Among the routine changes include players possibly arriving in uniform and being discouraged to take showers at ballparks. Team personnel will be banned from eating at restaurants on road trips, and mascots like the Phillie Phanatic and Mr. Met would be prohibited from the ballparks. The traditional exchange of lineup cards would be eliminated, along with high-fives, fist bumps, bat boys and bat girls.
Spitting is prohibited along with water jugs and the use of saunas, steam rooms, pools and cryotherapy chambers. Hitting in indoor cages is discouraged, batting gloves encouraged.
Batting practice pitchers are to wear masks, dugout telephones disinfected after each use. Players may not touch their face to give signs, and they’re not allowed to lick their fingers. Teams are encouraged to hold meetings outdoors, players spread apart.
Teams will be allowed to have 50 players each under the plan, with the number active for each game still be negotiated.

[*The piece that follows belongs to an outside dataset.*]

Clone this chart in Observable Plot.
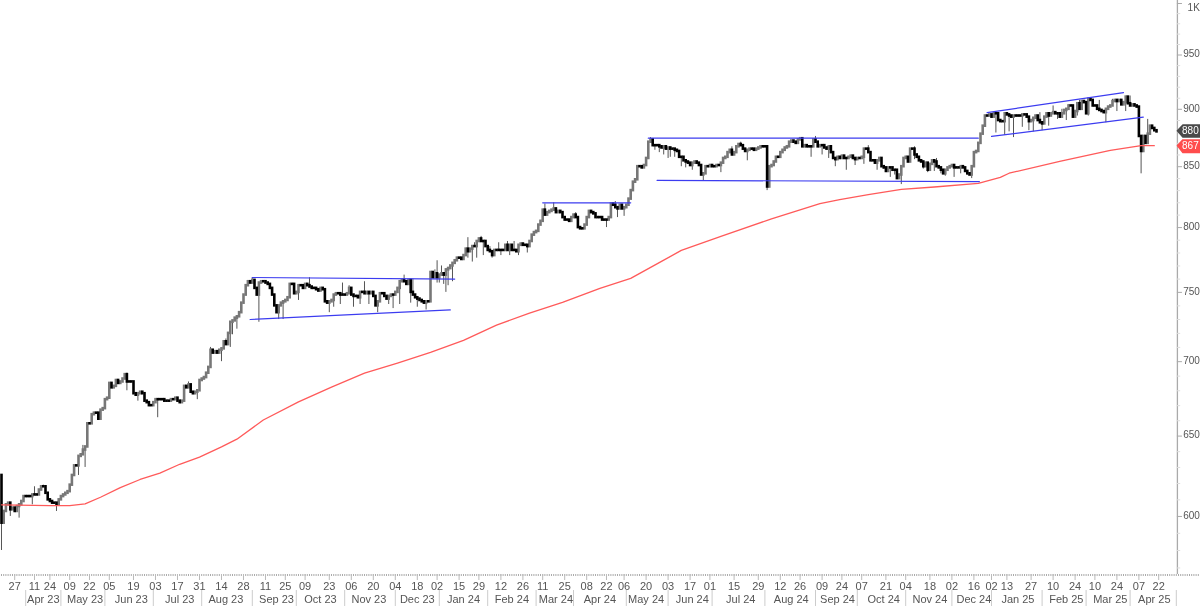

Meanwhile, Major League owners have made their pitch as they try to persuade players to accept less pay due to the coronavirus pandemic. MLB has told players their prorated salaries would contribute to an average loss of $640,000 for each game over an 82-game season in empty ballparks. That’s according to a presentation from the commissioner’s office to the union that was obtained by The Associated Press.
The 12-page document was dated May 12 and paints a grim picture of a $10 billion industry shuttered by the pandemic. It was an initial step in negotiations aimed at starting the delayed season around the Fourth of July.
Teams say the proposed method of salvaging a season delayed by the coronavirus pandemic would still cause a $4 billion loss and would give major league players 89% of revenue. Teams contend they lose more money with each additional game played, while the players' union believes clubs would lose less money with more games.
Owners voted Monday to propose salaries be based on a 50-50 split of revenue, a framework players say is tantamount to the kind of salary cap they’ll never accept. Teams gave the players' association their virus-testing plan Friday and have waited to make their economic proposal.